> Exercise brief
Say how many lines contain "chart", using only the number.

> Data lines

####################

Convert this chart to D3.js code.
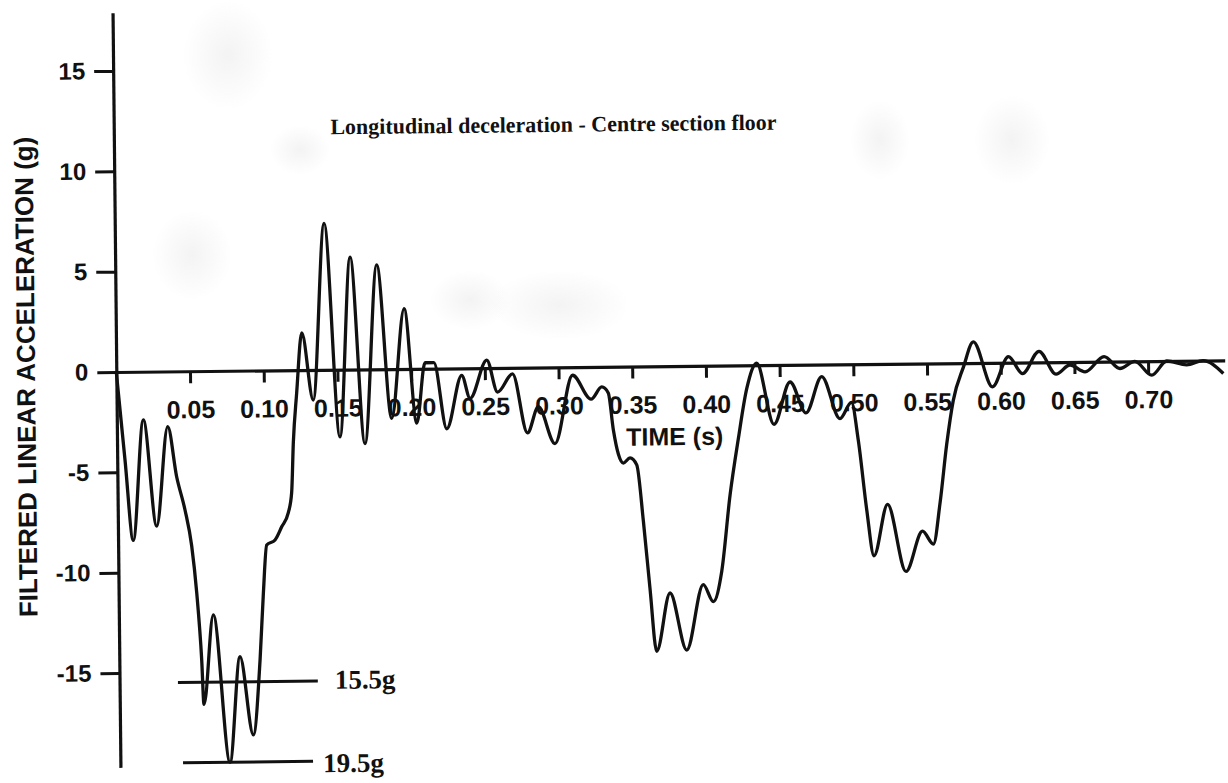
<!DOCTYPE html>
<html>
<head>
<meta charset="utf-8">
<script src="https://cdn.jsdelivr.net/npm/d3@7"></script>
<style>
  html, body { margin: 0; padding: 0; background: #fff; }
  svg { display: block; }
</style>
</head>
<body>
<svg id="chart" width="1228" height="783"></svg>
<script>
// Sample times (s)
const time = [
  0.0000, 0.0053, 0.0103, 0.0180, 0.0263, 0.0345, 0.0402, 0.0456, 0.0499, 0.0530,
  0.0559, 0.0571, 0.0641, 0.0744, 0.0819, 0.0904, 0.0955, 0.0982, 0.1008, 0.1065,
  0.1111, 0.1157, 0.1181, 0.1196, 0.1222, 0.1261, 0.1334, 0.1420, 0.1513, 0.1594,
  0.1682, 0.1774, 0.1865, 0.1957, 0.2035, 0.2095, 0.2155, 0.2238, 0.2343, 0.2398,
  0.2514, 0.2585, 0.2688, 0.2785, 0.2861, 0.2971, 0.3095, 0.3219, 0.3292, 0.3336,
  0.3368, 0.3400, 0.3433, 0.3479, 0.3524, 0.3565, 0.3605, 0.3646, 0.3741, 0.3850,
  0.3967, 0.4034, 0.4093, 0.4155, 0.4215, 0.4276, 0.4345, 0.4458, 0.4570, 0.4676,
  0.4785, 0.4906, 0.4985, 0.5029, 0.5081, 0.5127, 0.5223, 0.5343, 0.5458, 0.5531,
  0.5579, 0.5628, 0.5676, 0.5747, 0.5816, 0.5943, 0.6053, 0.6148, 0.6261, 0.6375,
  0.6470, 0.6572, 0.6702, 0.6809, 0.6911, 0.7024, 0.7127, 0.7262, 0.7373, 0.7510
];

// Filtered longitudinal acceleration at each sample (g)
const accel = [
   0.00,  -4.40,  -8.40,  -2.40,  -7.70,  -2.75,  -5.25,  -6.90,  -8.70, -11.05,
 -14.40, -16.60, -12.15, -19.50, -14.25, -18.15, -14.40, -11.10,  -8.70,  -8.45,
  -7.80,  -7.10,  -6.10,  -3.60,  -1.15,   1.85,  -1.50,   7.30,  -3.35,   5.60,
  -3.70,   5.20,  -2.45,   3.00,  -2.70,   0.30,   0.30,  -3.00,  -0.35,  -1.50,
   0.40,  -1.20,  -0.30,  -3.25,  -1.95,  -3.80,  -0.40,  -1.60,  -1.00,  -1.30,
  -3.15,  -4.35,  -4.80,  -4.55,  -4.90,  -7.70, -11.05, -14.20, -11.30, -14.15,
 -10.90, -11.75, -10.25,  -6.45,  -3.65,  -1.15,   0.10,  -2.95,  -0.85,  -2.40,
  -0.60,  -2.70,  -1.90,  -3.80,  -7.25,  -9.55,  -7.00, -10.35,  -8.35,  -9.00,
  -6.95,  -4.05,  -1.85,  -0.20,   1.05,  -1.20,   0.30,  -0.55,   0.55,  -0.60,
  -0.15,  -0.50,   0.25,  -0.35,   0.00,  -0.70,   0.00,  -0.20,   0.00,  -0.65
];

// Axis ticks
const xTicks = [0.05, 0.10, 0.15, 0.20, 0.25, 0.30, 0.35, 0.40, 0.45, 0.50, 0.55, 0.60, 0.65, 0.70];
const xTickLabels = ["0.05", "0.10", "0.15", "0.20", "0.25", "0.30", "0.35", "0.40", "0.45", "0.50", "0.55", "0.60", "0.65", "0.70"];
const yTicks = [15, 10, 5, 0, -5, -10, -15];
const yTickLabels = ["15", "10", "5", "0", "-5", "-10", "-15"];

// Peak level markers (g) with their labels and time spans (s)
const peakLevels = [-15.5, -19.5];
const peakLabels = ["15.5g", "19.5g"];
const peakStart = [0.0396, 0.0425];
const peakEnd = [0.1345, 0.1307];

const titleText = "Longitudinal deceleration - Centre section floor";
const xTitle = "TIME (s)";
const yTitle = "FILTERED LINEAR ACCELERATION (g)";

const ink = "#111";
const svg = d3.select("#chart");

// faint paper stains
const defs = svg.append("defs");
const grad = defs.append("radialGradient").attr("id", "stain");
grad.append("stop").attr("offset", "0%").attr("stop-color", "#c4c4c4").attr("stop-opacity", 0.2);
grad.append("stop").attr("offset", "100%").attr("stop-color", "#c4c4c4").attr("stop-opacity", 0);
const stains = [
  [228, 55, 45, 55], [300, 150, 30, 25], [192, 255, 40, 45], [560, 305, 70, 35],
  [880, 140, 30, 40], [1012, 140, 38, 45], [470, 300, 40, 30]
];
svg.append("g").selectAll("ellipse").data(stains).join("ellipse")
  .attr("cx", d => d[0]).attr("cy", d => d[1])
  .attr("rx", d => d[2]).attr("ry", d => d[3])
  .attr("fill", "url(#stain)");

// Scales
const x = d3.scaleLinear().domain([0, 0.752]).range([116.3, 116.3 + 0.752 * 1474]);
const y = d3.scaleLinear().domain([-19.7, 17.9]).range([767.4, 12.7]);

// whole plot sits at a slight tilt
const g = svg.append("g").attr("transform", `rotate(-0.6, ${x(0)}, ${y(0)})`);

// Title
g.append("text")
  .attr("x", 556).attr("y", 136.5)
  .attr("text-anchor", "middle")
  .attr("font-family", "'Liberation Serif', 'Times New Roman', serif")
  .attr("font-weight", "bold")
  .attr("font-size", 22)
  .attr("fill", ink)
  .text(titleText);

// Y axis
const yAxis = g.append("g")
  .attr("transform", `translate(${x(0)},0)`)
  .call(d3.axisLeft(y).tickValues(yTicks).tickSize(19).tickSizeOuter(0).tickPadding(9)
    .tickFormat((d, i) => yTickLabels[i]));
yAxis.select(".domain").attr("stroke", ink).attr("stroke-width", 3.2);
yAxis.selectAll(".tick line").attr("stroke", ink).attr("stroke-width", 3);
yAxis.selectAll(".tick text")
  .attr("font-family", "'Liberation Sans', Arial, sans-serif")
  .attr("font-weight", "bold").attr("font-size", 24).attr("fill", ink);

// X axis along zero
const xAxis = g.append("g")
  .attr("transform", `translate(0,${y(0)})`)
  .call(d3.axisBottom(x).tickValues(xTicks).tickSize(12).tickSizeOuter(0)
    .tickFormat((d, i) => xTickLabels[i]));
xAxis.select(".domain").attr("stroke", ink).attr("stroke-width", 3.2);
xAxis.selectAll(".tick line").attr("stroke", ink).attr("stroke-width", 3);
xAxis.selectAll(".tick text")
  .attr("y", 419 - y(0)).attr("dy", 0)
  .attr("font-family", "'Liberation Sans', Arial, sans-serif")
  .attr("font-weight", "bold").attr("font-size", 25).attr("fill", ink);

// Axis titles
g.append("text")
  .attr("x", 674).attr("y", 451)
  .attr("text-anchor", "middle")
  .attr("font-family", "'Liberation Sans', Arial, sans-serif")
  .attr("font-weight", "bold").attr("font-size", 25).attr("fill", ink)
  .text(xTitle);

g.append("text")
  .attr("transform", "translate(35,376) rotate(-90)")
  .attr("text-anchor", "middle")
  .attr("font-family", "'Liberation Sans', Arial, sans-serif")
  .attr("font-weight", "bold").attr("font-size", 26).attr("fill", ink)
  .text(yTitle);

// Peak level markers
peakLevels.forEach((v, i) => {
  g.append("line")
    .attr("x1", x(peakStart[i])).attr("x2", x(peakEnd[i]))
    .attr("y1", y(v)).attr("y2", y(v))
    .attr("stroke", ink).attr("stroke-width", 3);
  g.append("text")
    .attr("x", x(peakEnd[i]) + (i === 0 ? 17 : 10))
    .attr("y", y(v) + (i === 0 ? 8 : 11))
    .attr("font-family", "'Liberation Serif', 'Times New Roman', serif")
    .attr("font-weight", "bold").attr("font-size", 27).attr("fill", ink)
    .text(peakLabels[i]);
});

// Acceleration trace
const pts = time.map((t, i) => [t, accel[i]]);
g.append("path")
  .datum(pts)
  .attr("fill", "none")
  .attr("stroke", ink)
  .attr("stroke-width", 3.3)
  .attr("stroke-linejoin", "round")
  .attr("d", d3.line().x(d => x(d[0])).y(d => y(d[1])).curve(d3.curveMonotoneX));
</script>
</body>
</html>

####################

> Correct result
3